My second child, a girl, I named Lo-ruhamah, which means "not pitied." Wherever she went, her name would be a living message that divine judgment was about to fall on Israel without pity. My third child, a son, I named Lo-ammi, which means "not my people." I wanted the people of Israel to know that whatever covenant they thought they had with God was broken. Israel could not expect to continue to enjoy a preferred status under God's protection, for her very life denied that she was a people of God. I suppose that I made my point very well, but my methods and my message must have made our home a bitter and loveless place, for eventually, my wife left me.

In my misery, I thought to myself, "How like marriage is God's relationship with his people." God had called Israel when she was but a wandering group of tribes in the wilderness. God gave her continuity, purpose, leadership, protection, food, a homeland. It was God who made Israel what she was. God had entered into a covenant akin to marriage: Israel was to be true to God, and God was to care for Israel. Israel freely consented to the agreement at Mt. Sinai, but corruption soon set in. God had attempted to refine the covenant through the law, the prophets, the priests, the religious ceremonies, but without success. Injustice, oppression, and exploitation continued to be a part of Israel's pattern, so that she became less and less what God had intended her to be.

Of course, I identified myself with God's position in my relationship with Gomer. I was angry. I had provided her with a place to live, a family, the necessities of life. She should have been grateful. As far as I was concerned, Israel and Gomer had each chosen to go their own way, and both should be permitted to follow their course to destruction if that is where it led. God would be justified, and so would I!

The second thing I had to learn, however, was the pain of alienation. Not only did Gomer leave me, she went off and became a prostitute. There was abroad in our land the abominable practice of Baal worship. The Baals were fertility gods who were believed to provide for the increase of flocks and herds and crops.
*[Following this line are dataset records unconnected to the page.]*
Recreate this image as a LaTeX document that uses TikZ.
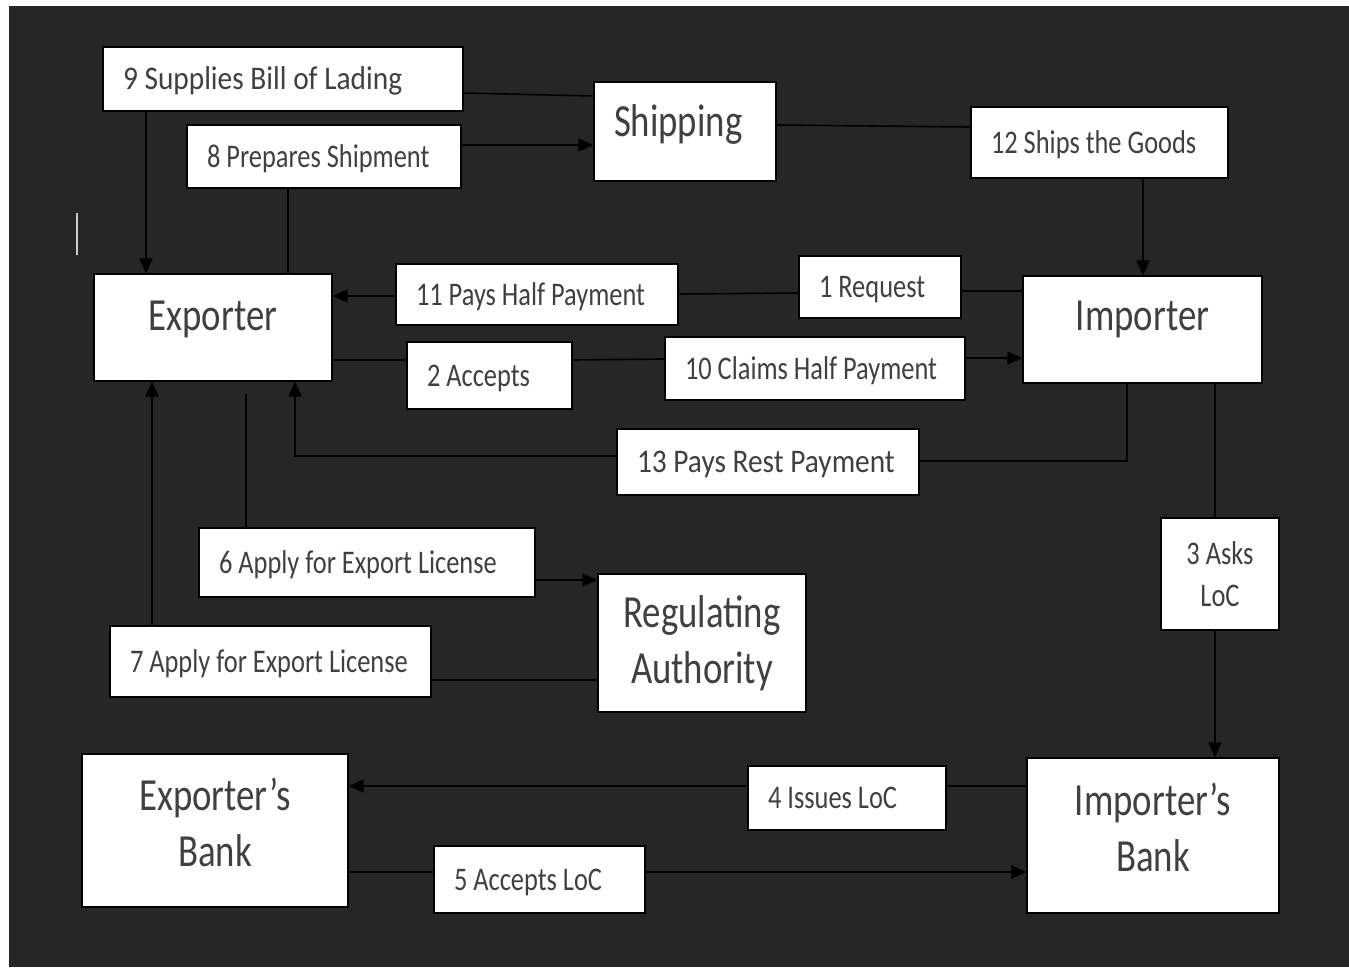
\documentclass[tikz,border=0pt]{standalone}
\usepackage{fontspec}
\setmainfont{Carlito}[FakeStretch=0.8]
\newfontfamily\widefont{Carlito}[FakeStretch=0.89]
\usepackage{xcolor}
\usepackage{tikz}
\usetikzlibrary{arrows.meta}
\definecolor{bgdark}{RGB}{38,38,38}
\definecolor{inkgray}{RGB}{64,64,64}
\tikzset{
  wbox/.style={draw=black, line width=1.2pt, fill=white, text=inkgray, inner sep=0pt},
  lblc/.style={wbox, font=\fontsize{33}{42}\selectfont, align=center},
  lbl/.style={wbox, font=\fontsize{33}{42}\selectfont, align=flush left,
              inner xsep=20pt, text height=21pt, text depth=0pt},
  widelbl/.style={lbl, font=\widefont\fontsize{33}{42}\selectfont},
  actor/.style={wbox, font=\fontsize{46}{56}\selectfont, align=center},
  oneline/.style={text height=30pt, text depth=24pt},
  flow/.style={-{Triangle[length=15pt,width=13pt]}, line width=1.6pt, black},
  link/.style={line width=1.6pt, black},
}
\begin{document}
\begin{tikzpicture}[x=1pt, y=-1pt]
  \useasboundingbox (0,0) rectangle (1349,967);
  \fill[white] (0,0) rectangle (1349,967);
  \fill[bgdark] (9,6) rectangle (1349,967);
  \draw[white!80!black, line width=1.5pt] (77,213) -- (77,255);

  % parties
  \node[actor, oneline, text depth=20pt, align=flush left, inner xsep=20pt, text width=142pt, minimum height=99pt] (shipping) at (685,131.5) {Shipping};
  \node[actor, oneline, minimum width=238pt, minimum height=107pt] (exporter) at (213,327.5) {Exporter};
  \node[actor, oneline, text depth=28pt, minimum width=239pt, minimum height=107pt] (importer) at (1142.5,329.5) {Importer};
  \node[actor, minimum width=208pt, minimum height=138pt] (regulating) at (702,643) {Regulating\\Authority};
  \node[actor, text depth=16pt, minimum width=266pt, minimum height=153pt] (expbank) at (215,830.5) {Exporter’s\\Bank};
  \node[actor, text depth=16pt, minimum width=252pt, minimum height=155pt] (impbank) at (1153,835.5) {Importer’s\\Bank};

  % steps
  \node[widelbl, text width=320pt, minimum height=64pt] (b9) at (283,79) {9 Supplies Bill of Lading};
  \node[lbl, text width=234pt, minimum height=63pt] (b8) at (324,156.5) {8 Prepares Shipment};
  \node[lbl, text width=217pt, minimum height=71pt] (b12) at (1099.5,142.5) {12 Ships the Goods};
  \node[lbl, text width=242pt, minimum height=61pt] (b11) at (537,294.5) {11 Pays Half Payment};
  \node[lbl, text width=122pt, minimum height=62pt] (b1) at (880,287) {1 Request};
  \node[lbl, text width=125pt, minimum height=67pt] (b2) at (489.5,375.5) {2 Accepts};
  \node[lbl, text width=260pt, minimum height=63pt] (b10) at (815,368.5) {10 Claims Half Payment};
  \node[widelbl, text width=262pt, minimum height=66pt] (b13) at (768,462) {13 Pays Rest Payment};
  \node[lblc, minimum width=118pt, minimum height=112pt] (b3) at (1220,574) {3 Asks\\LoC};
  \node[lbl, text width=296pt, minimum height=69pt] (b6) at (367,562.5) {6 Apply for Export License};
  \node[lbl, text width=281pt, minimum height=71pt] (b7) at (270.5,661.5) {7 Apply for Export License};
  \node[lbl, text width=158pt, minimum height=64pt] (b4) at (847,798) {4 Issues LoC};
  \node[lbl, text width=171pt, minimum height=67pt] (b5) at (539.5,879.5) {5 Accepts LoC};

  % shipping
  \draw[link] (shipping.west |- 0,96) -- (b9.east |- 0,93);
  \draw[flow] (b9.south -| 146,0) -- (exporter.north -| 146,0);
  \draw[link] (exporter.north -| 288,0) -- (b8.south -| 288,0);
  \draw[flow] (b8.east |- 0,145) -- (shipping.west |- 0,145);
  \draw[link] (shipping.east |- 0,125) -- (b12.west |- 0,127);
  \draw[flow] (b12.south -| 1143,0) -- (importer.north -| 1143,0);

  % request and payments
  \draw[link] (importer.west |- 0,291) -- (b1.east |- 0,291);
  \draw[link] (b1.west |- 0,293) -- (b11.east |- 0,294);
  \draw[flow] (b11.west |- 0,296) -- (exporter.east |- 0,296);
  \draw[link] (exporter.east |- 0,360) -- (b2.west |- 0,360);
  \draw[link] (b2.east |- 0,360) -- (b10.west |- 0,359);
  \draw[flow] (b10.east |- 0,358) -- (importer.west |- 0,358);
  \draw[link] (importer.south -| 1127,0) |- (b13.east |- 0,461);
  \draw[flow] (b13.west |- 0,456) -| (exporter.south -| 295,0);

  % letter of credit
  \draw[link] (importer.south -| 1215,0) -- (b3.north -| 1215,0);
  \draw[flow] (b3.south -| 1215,0) -- (impbank.north -| 1215,0);
  \draw[link] (impbank.west |- 0,786) -- (b4.east |- 0,786);
  \draw[flow] (b4.west |- 0,786) -- (expbank.east |- 0,786);
  \draw[link] (expbank.east |- 0,872) -- (b5.west |- 0,872);
  \draw[flow] (b5.east |- 0,872) -- (impbank.west |- 0,872);

  % export license
  \draw[link, shorten <=12pt] (exporter.south -| 246,0) -- (b6.north -| 246,0);
  \draw[flow] (b6.east |- 0,580) -- (regulating.west |- 0,580);
  \draw[link] (regulating.west |- 0,680) -- (b7.east |- 0,680);
  \draw[flow] (b7.north -| 152,0) -- (exporter.south -| 152,0);
\end{tikzpicture}
\end{document}
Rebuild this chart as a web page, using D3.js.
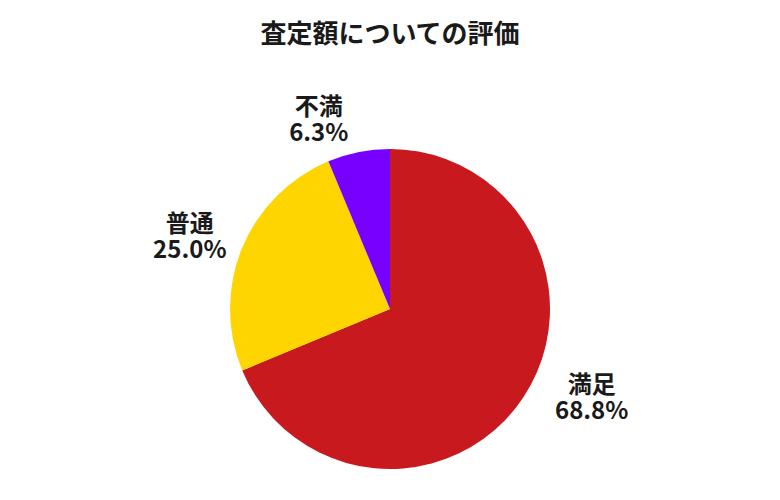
<!DOCTYPE html>
<html>
<head>
<meta charset="utf-8">
<script src="https://cdn.jsdelivr.net/npm/d3@7"></script>
<style>
  html, body { margin: 0; padding: 0; background: #ffffff; }
  svg { display: block; }
  text { font-family: "Noto Sans CJK JP", "Noto Sans", sans-serif; font-weight: bold; fill: #1a1a1a; }
</style>
</head>
<body>
<svg id="chart" width="780" height="500"></svg>
<script>
// ---- data ----
const categories = ["満足", "普通", "不満"];
const values = [68.8, 25.0, 6.3];
const colors = ["#C8191E", "#FFD500", "#7700FF"];
const title = "査定額についての評価";

// ---- layout ----
const width = 780, height = 500;
const cx = 390, cy = 309, radius = 160;
const labelRadius = 210;
const labelNudges = [[27, -33], [-6, 3], [-30, 12]];

const svg = d3.select("#chart");

svg.append("text")
  .attr("x", width / 2)
  .attr("y", 43)
  .attr("text-anchor", "middle")
  .style("font-size", "26px")
  .text(title);

const data = categories.map((c, i) => ({ name: c, value: values[i], color: colors[i] }));

const pie = d3.pie().sort(null).value(d => d.value);
const arcs = pie(data);
const arc = d3.arc().innerRadius(0).outerRadius(radius);
const labelArc = d3.arc().innerRadius(labelRadius).outerRadius(labelRadius);

const g = svg.append("g").attr("transform", `translate(${cx},${cy})`);

g.selectAll("path")
  .data(arcs)
  .join("path")
  .attr("d", arc)
  .attr("fill", d => d.data.color);

const labels = g.selectAll("g.label")
  .data(arcs)
  .join("g")
  .attr("class", "label")
  .attr("transform", (d, i) => {
    const [x, y] = labelArc.centroid(d);
    return `translate(${x + labelNudges[i][0]},${y + labelNudges[i][1]})`;
  });

labels.append("text")
  .attr("text-anchor", "middle")
  .attr("y", 0)
  .style("font-size", "24px")
  .text(d => d.data.name);

labels.append("text")
  .attr("text-anchor", "middle")
  .attr("y", 26)
  .style("font-size", "24px")
  .text(d => d.data.value.toFixed(1) + "%");
</script>
</body>
</html>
The people thought of Baal as husband of the land and people, and they thought of his union with them as one based on marriage and sexual union. This was accomplished by entering into sensuous and immoral rites with women who were in attendance at the shrines. Gomer had become one of these women. She got her support, her food, her lodging, from those who became her lovers. She was reduced to seeking only the physical necessities: food, drink, and clothing. She had given up any consideration of those things which went deeper than physical need; she was not concerned for love or affection or responsibility. She was utterly alienated from me.
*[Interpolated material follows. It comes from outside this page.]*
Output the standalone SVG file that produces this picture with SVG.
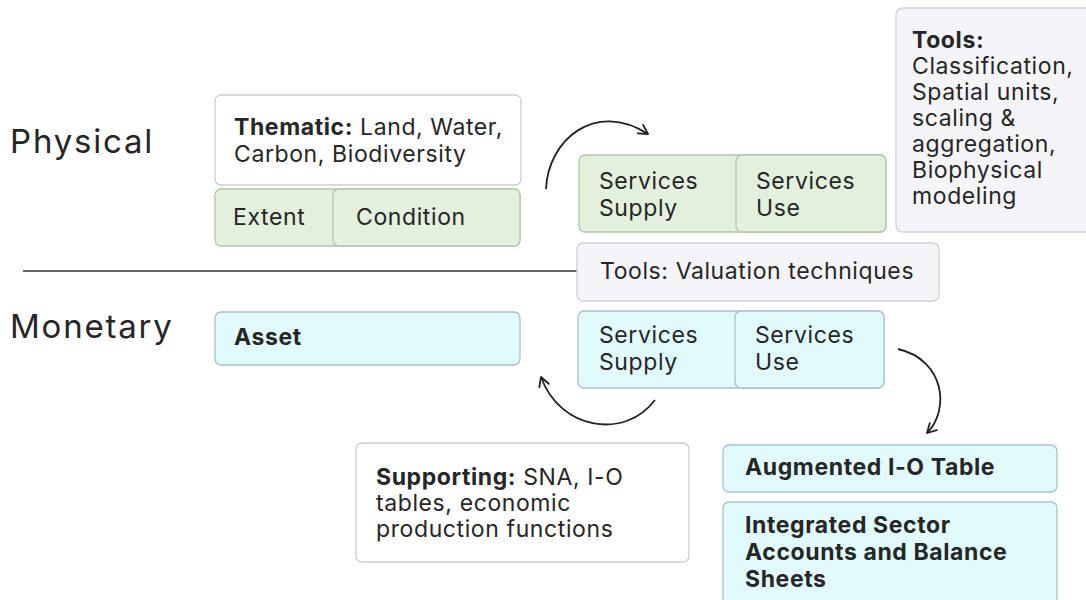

And yet, I could not forget her. A part of me said, "Let her go. Good riddance! She has freely chosen this way for herself. Have nothing to do with her!" I was bitter; I was disappointed; I was hurt. But I was also tormented by my separation from her. I didn't want to love her. I felt degraded by her. But I loved her nevertheless, this faithless one who did not deserve my love, and I desperately wanted her back.

Here was the turning point in my understanding of God. I began to see beyond my own pain to the pain of God. If my love for faithless Gomer could still endure, how much more the love of God for God's erring people. How many times had Israel gone off after its Baals, violating its agreement to be God's people, and entering into unholy alliances which must have torn the heart of God? How many times had Israel attributed its increase, its flocks, its herds, and its advancement to Baal rather than to God who was the real provider? Israel so often acted like a confused wife, going after those things she thought would bring happiness and security, only to find that the pursuit of physical goals left her empty and unfulfilled.
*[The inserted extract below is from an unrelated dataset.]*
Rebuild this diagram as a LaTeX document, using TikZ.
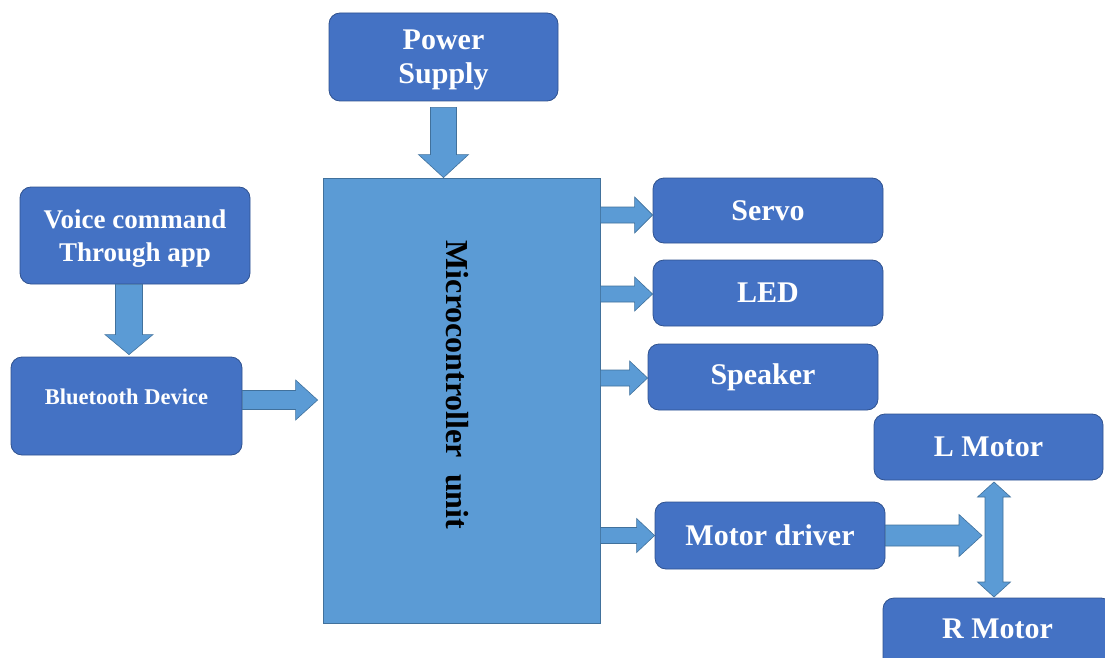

Realizing all this, my message changed. I felt God was telling me, "Continue loving Gomer; you are allowed to love her, you must love her, for even so do I love Israel." My longing to have my own wife back was but a symbol of the longing God feels for his estranged people. I, who sat alone in the ruins of my own broken home, was given a vision of God, not as a judge, enraged by broken laws, but as a lover, alone, with his head in his hands, broken hearted by desertion. I could hear God saying, "How shall I give you up . . . .? How shall I deliver you, O Israel?"

But I found more than suffering; I found also the possibility of reconciliation. Things had gone badly for Gomer. When she was no longer of value to the shrine of Baal, she had been ejected. Having nowhere to go, she wound up in debt and was eventually sold to a slave dealer. She was now owned by the way of life she had sought to follow. No longer was she free to choose her way of life.

Such was her condition when I found her: a poor miserable thing to be bought and sold in the market place. I paid the price for her so that she was released from bondage. There was no need for the punishment I had so long preached as the payment for sin. Gomer had known punishment enough: the degradation of chasing false lovers; the poverty of goods and spirit which were the results of her slavery; the drabness that had come into her life from the pursuit of pleasure. What Gomer needed now was knowledge that she was a person of worth, for she had lost her dignity. She needed to know she could be loved, for she was no longer able to love herself. In short, she needed to be redeemed, not scolded. I brought her back to our home and asked her to be my wife again. I did not expect fawning gratitude from her; neither do I expect admiration from you. In those long months without her, I had discovered that I was as responsible for what had happened as was she. My own attitudes had to change. No condescension. No blaming. I sought her and wooed her again because I loved her and needed her. She was helping me to understand the meaning of love.

In all this I saw hope for God's people. God does not stand idly by when his people have spurned his love. He absorbs the pain and seeks them out nonetheless. His victory is not found in our destruction, but in our redemption. God so loves the world that he only wins when we are redeemed, won back to him. He is with us no matter how far we have fallen. He comes among us, he suffers with us, he takes the initiative in rescuing us, not because of any merit in us, but simply because he loves us.

And how this realization changed my message! I changed the name of my daughter, Lo-ruhamah, "not pitied," to Ruhamah, meaning "she has obtained pity." I changed the name of my son, Lo-ammi, "not my people," to Ammi, meaning "my people." I had discovered that God was wooing his people back to himself. My message was no longer the negative one of judgment and punishment, but the good news that we who had been alienated from God were still loved by him and could be reconciled to him once again. And this good news of God's love is not simply for Israel; it is for all people. God loves us and seeks us to be his people even now.